Losing in the playoffs year after year has ramifications
Three men enter; one man remains. I guess that can summarize the events following some way too recognizable playoff losses. It seems like every year the Houston Rockets, Milwaukee Bucks and Oklahoma City Thunder produce solid, playoff-contending basketball teams, but every year they seem to choke in the playoffs.
Despite the strange year, all three of these teams have succumbed to some bitter playoff losses. In the past eight seasons, we’ve seen these three teams combine for a total of 21 trips to the playoffs, and zero finals appearances. In fact, this is the eighth season in a row that we have a James Harden-led Rockets get eliminated short of the final’s series.
The biggest success from these three in the past decade is a trip that the Thunder took to the finals in 2012 that ended in a bitter 1-4 loss to the Miami Heat. Since then, these teams have been good. They haven’t been bad, but they have been great.
This begs the question, what now? What is going to get your organization over the hump?
With the 2020 season over for the Bucks, Thunder and Rockets, it is time to focus on the next one, and each has already made their direction clear.
Of these three, by far the most disappointing has been the Rockets. Their number one player, James Harden, is one of the best in the league, but all he’s been able to produce since joining the team is two conference finals losses to the Golden State Warriors.
However, it’s not the organization ready to make changes after yet another ‘could have been’ season, it’s coach, Mike D’Antoni… or should I say, former coach. D’Antoni announced on Sunday that he will not be returning to coach the Rockets and will go into free agency after his contract expired this season.

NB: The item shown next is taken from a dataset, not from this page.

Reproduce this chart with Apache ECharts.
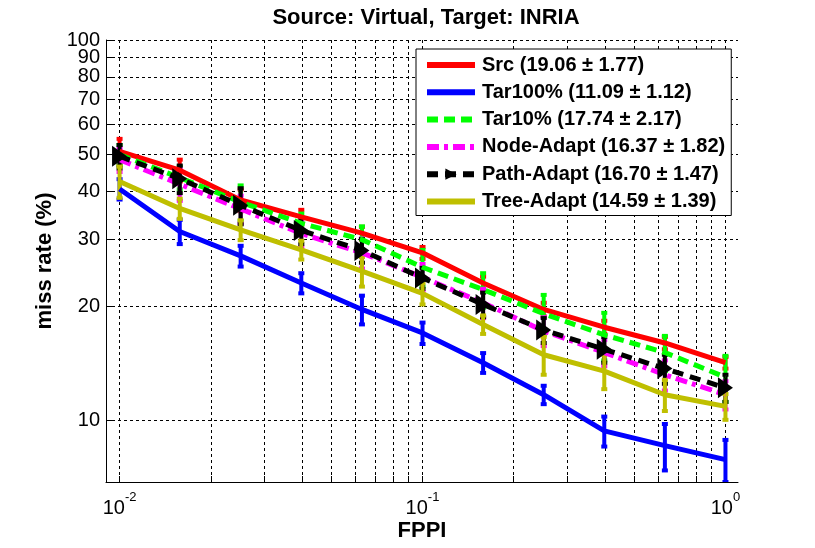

D’Antoni was the Rockets coach for four years and had a total of 28 playoff victories and one western conference finals appearance as well as two NBA coach of the year awards in that span. He is already among a group of candidates for the open head coach job with the Philadelphia 76ers.
Another candidate in that group for the coaching job is Billy Donavan. Donavan was fired from his job as head coach after five years with the Thunder. Donavan didn’t get to make his own decision as D’Antoni did.
Donavan’s entire head coaching career has been spent with the Thunder with his first year, the 2015-16 season being his best. His team went 55-27 that year and made it to the conference finals where they, of course, lost to the Warriors. Part of his success that year could definitely be attributed to an all-star duo of Kevin Durant and Russel Westbrook.
Since then, Donavan hasn’t had a team under 44 wins and has made it into the playoffs every year. Another team rumored to be looking at having Donavan move into their head coaching job is the Indiana Pacers.
As for the replacements for these two coaches, some names popping up in the Rocket’s conversation are Sam Cassel, Tyronn Lue and Jeff Van Gundy. Replacements for the Thunder are rumored to be considering include Kenny Atkinson and Adrian Griffin.
As mentioned in the somewhat cheesy intro, one important man remains between the three teams in discussion. That man is Giannis Antetokounmpo, the Milwaukee Bucks golden boy from Greece.
Questions arose after another season where Giannis carried the Bucks on his back all the way to the number one seed in the east and the playoffs. Does he want to go somewhere that’s going to put pieces around him? Does he finally want to leave the small, Midwest market for the glitz and glam of New York or Los Angeles?
However, Giannis stated after the semi-finals lose he plans on staying in Milwaukee. On Friday, Giannis and his manager had a sit down to chat with one of the team’s co-owners to discuss the future state of the Bucks.
It sounds like the organization is finally ready to go all-in and surround Giannis with anyone and everything he needs. Luxury tax was a term tossed into the conversation too. Maybe we’ll get a chance to see the Bucks with the championship trophy if they’re able to trick anyone to come live in the Midwest winters.